TASK TO CARRY OUT:
Repeat all of the material below exactly as written, images excluded.

SUPPLIED MATERIAL:

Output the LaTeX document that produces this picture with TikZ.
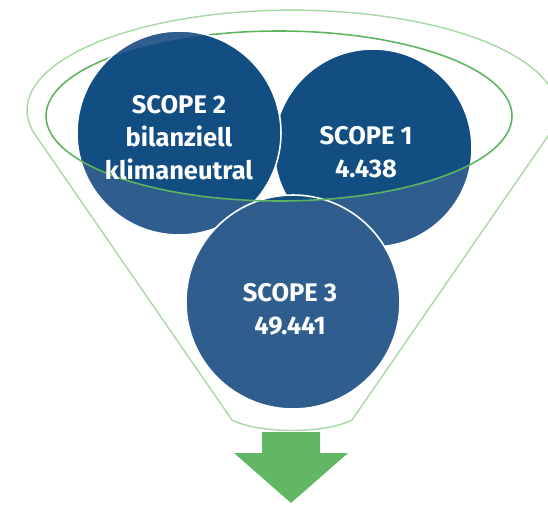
\documentclass[tikz,border=0pt]{standalone}
\usepackage{fontspec}
\setsansfont{Fira Sans}

\definecolor{scopedark}{HTML}{124E82}
\definecolor{scopelight}{HTML}{2F5E8E}
\definecolor{rimgreen}{HTML}{5DB55F}
\definecolor{funnelgreen}{HTML}{A8D8A3}
\definecolor{arrowgreen}{HTML}{62B765}

\tikzset{
  scopecircle/.style={draw=white, line width=0.9pt},
  scopetext/.style={text=white, align=center,
    font=\sffamily\bfseries\fontsize{14.5}{18.8}\selectfont},
  rim/.style={draw=rimgreen, line width=0.9pt},
  funnel/.style={draw=funnelgreen, line width=0.8pt},
}

\begin{document}
\begin{tikzpicture}[x=0.02cm, y=0.02cm]
		\useasboundingbox (0,0) rectangle (548,505);
		
		\coordinate (rimc) at (279,389);
		\coordinate (c1) at (373,357);
		\coordinate (c2) at (179,372);
		\coordinate (c3) at (293,203);
		
		%%% TRICHTER
		\draw[funnel] (548,369) arc[start angle=-15, end angle=195, x radius=265, y radius=100]
			-- (232,85) .. controls (260,71) and (324,71) .. (352,85) -- cycle;
		\draw[rim] (rimc) ++(233,0) arc[start angle=0, end angle=180, x radius=233, y radius=85];
		
		%%% KREISE
		\foreach \c/\r in {c1/99, c2/102, c3/107}
			\draw[scopecircle, fill=scopelight] (\c) circle[radius=\r];
		\begin{scope}
			\clip (rimc) ellipse[x radius=233, y radius=85];
			\foreach \c/\r in {c1/99, c2/102, c3/107}
				\draw[scopecircle, fill=scopedark] (\c) circle[radius=\r];
		\end{scope}
		\draw[rim] (rimc) ++(-233,0) arc[start angle=180, end angle=360, x radius=233, y radius=85];
		
		\node[scopetext] (scope2) at (179,367) {SCOPE 2\\bilanziell\\klimaneutral};
		\node[scopetext] (scope1) at (366,353) {SCOPE 1\\4.438};
		\node[scopetext] (scope3) at (290,196) {SCOPE 3\\49.441};
		
		%%% PFEIL
		\fill[arrowgreen] (262,73) -- (320,73) -- (320,52) -- (348,52) -- (291,2)
			-- (234,52) -- (262,52) -- cycle;
	\end{tikzpicture}
\end{document}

WRITTEN ANSWER:
Output the LaTeX document that produces this picture with TikZ.
\documentclass[tikz,border=0pt]{standalone}
\usepackage{fontspec}
\setsansfont{Fira Sans}

\definecolor{scopedark}{HTML}{124E82}
\definecolor{scopelight}{HTML}{2F5E8E}
\definecolor{rimgreen}{HTML}{5DB55F}
\definecolor{funnelgreen}{HTML}{A8D8A3}
\definecolor{arrowgreen}{HTML}{62B765}

\tikzset{
  scopecircle/.style={draw=white, line width=0.9pt},
  scopetext/.style={text=white, align=center,
    font=\sffamily\bfseries\fontsize{14.5}{18.8}\selectfont},
  rim/.style={draw=rimgreen, line width=0.9pt},
  funnel/.style={draw=funnelgreen, line width=0.8pt},
}

\begin{document}
\begin{tikzpicture}[x=0.02cm, y=0.02cm]
		\useasboundingbox (0,0) rectangle (548,505);
		
		\coordinate (rimc) at (279,389);
		\coordinate (c1) at (373,357);
		\coordinate (c2) at (179,372);
		\coordinate (c3) at (293,203);
		
		%%% TRICHTER
		\draw[funnel] (548,369) arc[start angle=-15, end angle=195, x radius=265, y radius=100]
			-- (232,85) .. controls (260,71) and (324,71) .. (352,85) -- cycle;
		\draw[rim] (rimc) ++(233,0) arc[start angle=0, end angle=180, x radius=233, y radius=85];
		
		%%% KREISE
		\foreach \c/\r in {c1/99, c2/102, c3/107}
			\draw[scopecircle, fill=scopelight] (\c) circle[radius=\r];
		\begin{scope}
			\clip (rimc) ellipse[x radius=233, y radius=85];
			\foreach \c/\r in {c1/99, c2/102, c3/107}
				\draw[scopecircle, fill=scopedark] (\c) circle[radius=\r];
		\end{scope}
		\draw[rim] (rimc) ++(-233,0) arc[start angle=180, end angle=360, x radius=233, y radius=85];
		
		\node[scopetext] (scope2) at (179,367) {SCOPE 2\\bilanziell\\klimaneutral};
		\node[scopetext] (scope1) at (366,353) {SCOPE 1\\4.438};
		\node[scopetext] (scope3) at (290,196) {SCOPE 3\\49.441};
		
		%%% PFEIL
		\fill[arrowgreen] (262,73) -- (320,73) -- (320,52) -- (348,52) -- (291,2)
			-- (234,52) -- (262,52) -- cycle;
	\end{tikzpicture}
\end{document}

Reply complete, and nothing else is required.